The Phoenix Mercury, Griner’s WNBA team, issued a statement on Instagram Saturday, March 5, acknowledging Griner’s detainment. But the question that begs to be asked is obvious: How has this news remained quiet for so long?
Griner is one of the WNBA’s biggest stars. Headlines about Russia have dominated the global news for weeks. Sadly, Griner has been swept into a global chess match for trying to pursue her basketball dreams and earn a wage commensurate to her talent.
No WNBA player, let alone one of the league’s biggest stars, should have to work overtime overseas to supplement their salary at home. Perhaps if these women could receive wage parity in fair proportion to their male counterparts in the NBA, American treasures like Griner wouldn’t feel the need to travel to Russia at such a tenuous time in history.

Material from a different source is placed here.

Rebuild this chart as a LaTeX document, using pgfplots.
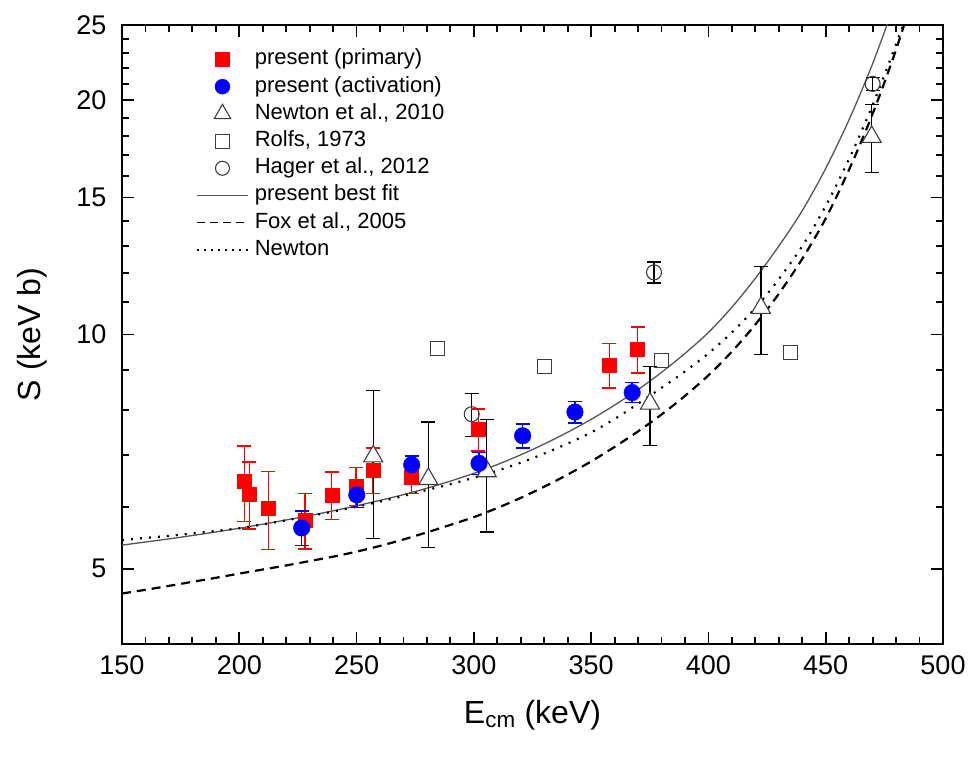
\documentclass[border=0pt]{standalone}
\usepackage{fontspec}
\setmainfont{Liberation Sans}
\usepackage{pgfplots}
\pgfplotsset{compat=1.18}
\usetikzlibrary{calc}
\definecolor{fitgray}{RGB}{85,85,85}
\definecolor{symgray}{RGB}{60,60,60}

\begin{document}
\begin{tikzpicture}
\begin{axis}[
  scale only axis, width=821pt, height=619pt,
  xmin=150, xmax=500, ymode=log, ymin=4, ymax=25,
  xtick={150,200,...,500}, minor x tick num=4,
  ytick={5,10,15,20,25}, yticklabels={5,10,15,20,25},
  minor ytick={6,7,8,9,11,12,13,14,16,17,18,19,21,22,23,24},
  axis line style={line width=2.5pt},
  major tick length=12pt, minor tick length=7pt,
  tick style={black, line width=1.8pt},
  tick label style={font=\fontsize{27}{32}\selectfont},
  xticklabel style={yshift=-8pt},
  yticklabel style={xshift=-12pt},
  /pgf/number format/assume math mode=true,
  /pgf/number format/set thousands separator={},
  xlabel={E\textsubscript{cm} (keV)}, ylabel={S (keV b)},
  every axis x label/.style={at={(axis description cs:0.5,-0.1147)}, anchor=center,
    font=\fontsize{32}{38}\selectfont},
  every axis y label/.style={at={(axis description cs:-0.1096,0.5)}, anchor=center, rotate=90,
    font=\fontsize{32}{38}\selectfont},
  legend cell align=left,
  legend image code/.code={\draw[mark repeat=2,mark phase=2,#1] plot coordinates {(0pt,0pt) (25.5pt,0pt) (51pt,0pt)};},
  legend style={draw=none, fill=none, at={(axis description cs:0.0901,0.9616)}, anchor=north west,
    font=\fontsize{22}{26}\selectfont, row sep=6.2pt, column sep=6pt, inner sep=0pt,
    nodes={inner sep=0pt, text height=16pt, text depth=5pt}},
]
% model curves
\addplot[forget plot, smooth, fitgray, line width=1.3pt] coordinates {
  (150,5.36) (160,5.41) (170,5.46) (180,5.515) (190,5.573) (200,5.635) (210,5.703) (220,5.775)
  (230,5.851) (240,5.933) (250,6.023) (260,6.12) (270,6.225) (280,6.344) (290,6.479) (300,6.63)
  (310,6.804) (320,7.004) (330,7.232) (340,7.489) (350,7.779) (360,8.113) (370,8.495) (380,8.94)
  (390,9.455) (400,10.06) (410,10.84) (420,11.81) (430,12.99) (440,14.43) (450,16.35) (460,18.90)
  (470,22.29) (480,26.95)};
\addplot[forget plot, smooth, black, line width=2.2pt, dash pattern=on 9pt off 6pt] coordinates {
  (150,4.645) (160,4.696) (170,4.751) (180,4.808) (190,4.866) (200,4.927) (210,4.987) (220,5.047)
  (230,5.113) (240,5.18) (250,5.258) (260,5.348) (270,5.451) (280,5.567) (290,5.691) (300,5.824)
  (310,5.983) (320,6.165) (330,6.372) (340,6.606) (350,6.868) (360,7.17) (370,7.507) (380,7.892)
  (390,8.338) (400,8.862) (410,9.505) (420,10.30) (430,11.28) (440,12.51) (450,14.10) (460,16.30)
  (470,19.22) (480,23.24) (490,28.9)};
\addplot[forget plot, smooth, black, line width=2.2pt, dash pattern=on 2pt off 7pt] coordinates {
  (150,5.44) (160,5.475) (170,5.509) (180,5.548) (190,5.59) (200,5.635) (210,5.70) (220,5.769)
  (230,5.842) (240,5.921) (250,6.005) (260,6.099) (270,6.20) (280,6.312) (290,6.42) (300,6.544)
  (310,6.682) (320,6.843) (330,7.03) (340,7.242) (350,7.483) (360,7.788) (370,8.147) (380,8.538)
  (390,8.963) (400,9.456) (410,10.06) (420,10.81) (430,11.78) (440,12.99) (450,14.63) (460,16.82)
  (470,19.73) (480,23.61) (490,28.5)};

% Newton et al., 2010
\addplot[forget plot, only marks, mark=triangle*, mark size=11pt,
  mark options={fill=white, draw=symgray, line width=1.1pt},
  error bars/.cd, y dir=both, y explicit,
  error bar style={black, line width=1.4pt},
  error mark options={rotate=90, black, mark size=7pt, line width=1.4pt}] coordinates {
  (257.1,6.97) +- (0,1.5)
  (280.6,6.52) +- (0,1.2)
  (305.5,6.67) +- (0,1.1)
  (375.1,8.15) +- (0,0.95)
  (422.4,10.82) +- (0,1.4)
  (469.6,17.95) +- (0,1.8)};
% Rolfs, 1973
\addplot[forget plot, only marks, mark=square, mark size=7pt,
  mark options={draw=symgray, line width=1.1pt}] coordinates {
  (284.4,9.59) (330.0,9.09) (380.1,9.27) (435.1,9.48)};
% Hager et al., 2012
\addplot[forget plot, only marks, mark=o, mark size=7.5pt,
  mark options={draw=symgray, line width=1.1pt},
  error bars/.cd, y dir=both, y explicit,
  error bar style={black, line width=1.4pt},
  error mark options={rotate=90, black, mark size=7pt, line width=1.4pt}] coordinates {
  (299.1,7.90) +- (0,0.5)
  (376.8,12.02) +- (0,0.37)
  (470.0,21.0) +- (0,0.4)};
% present (primary)
\addplot[forget plot, only marks, mark=square*, mark size=7pt, red,
  mark options={fill=red, draw=red},
  error bars/.cd, y dir=both, y explicit,
  error bar style={red, line width=1.4pt},
  error mark options={rotate=90, red, mark size=7pt, line width=1.4pt}] coordinates {
  (202.1,6.47) +- (0,0.72)
  (204.3,6.24) +- (0,0.62)
  (212.4,5.98) +- (0,0.69)
  (228.0,5.77) +- (0,0.47)
  (239.4,6.22) +- (0,0.44)
  (249.8,6.39) +- (0,0.36)
  (256.9,6.70) +- (0,0.45)
  (273.5,6.55) +- (0,0.30)
  (301.9,7.55) +- (0,0.47)
  (357.7,9.13) +- (0,0.60)
  (369.8,9.57) +- (0,0.65)};
% present (activation)
\addplot[forget plot, only marks, mark=*, mark size=8.3pt, blue,
  mark options={fill=blue, draw=blue},
  error bars/.cd, y dir=both, y explicit,
  error bar style={blue, line width=1.4pt},
  error mark options={rotate=90, blue, mark size=7pt, line width=1.4pt}] coordinates {
  (226.6,5.64) +- (0,0.29)
  (250.1,6.22) +- (0,0.23)
  (273.5,6.80) +- (0,0.18)
  (302.2,6.83) +- (0,0.22)
  (320.8,7.41) +- (0,0.26)
  (343.1,7.95) +- (0,0.25)
  (367.5,8.42) +- (0,0.25)};

\addlegendimage{only marks, mark=square*, mark size=7pt, red, mark options={fill=red}}
\addlegendentry{present (primary)}
\addlegendimage{only marks, mark=*, mark size=7.5pt, blue, mark options={fill=blue}}
\addlegendentry{present (activation)}
\addlegendimage{only marks, mark=triangle, mark size=9.5pt, symgray, mark options={line width=1.1pt}}
\addlegendentry{Newton et al., 2010}
\addlegendimage{only marks, mark=square, mark size=7pt, symgray, mark options={line width=1.1pt}}
\addlegendentry{Rolfs, 1973}
\addlegendimage{only marks, mark=o, mark size=7pt, symgray, mark options={line width=1.1pt}}
\addlegendentry{Hager et al., 2012}
\addlegendimage{fitgray, line width=1.3pt}
\addlegendentry{present best fit}
\addlegendimage{black, line width=1.4pt, dash pattern=on 8pt off 5pt}
\addlegendentry{Fox et al., 2005}
\addlegendimage{black, line width=1.6pt, dash pattern=on 2pt off 5pt}
\addlegendentry{Newton}
\end{axis}
\pgfresetboundingbox
\path[use as bounding box] ($(current axis.south west)+(-122pt,-115pt)$) rectangle ($(current axis.south west)+(853pt,644pt)$);
\end{tikzpicture}
\end{document}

Her vulnerability as an openly queer Black American trapped in a hostile Russian state should give any American alarm. She certainly faced anti-Black and anti-LGBTQ sentiments abroad and at home, long before Russia attacked Ukraine. But the dangerous circumstances of war and geopolitics further complicate an already stressful reality. That is, living in a world where a plant that does no harm can put a Black woman behind bars behind for simply trying to excel at her craft and career.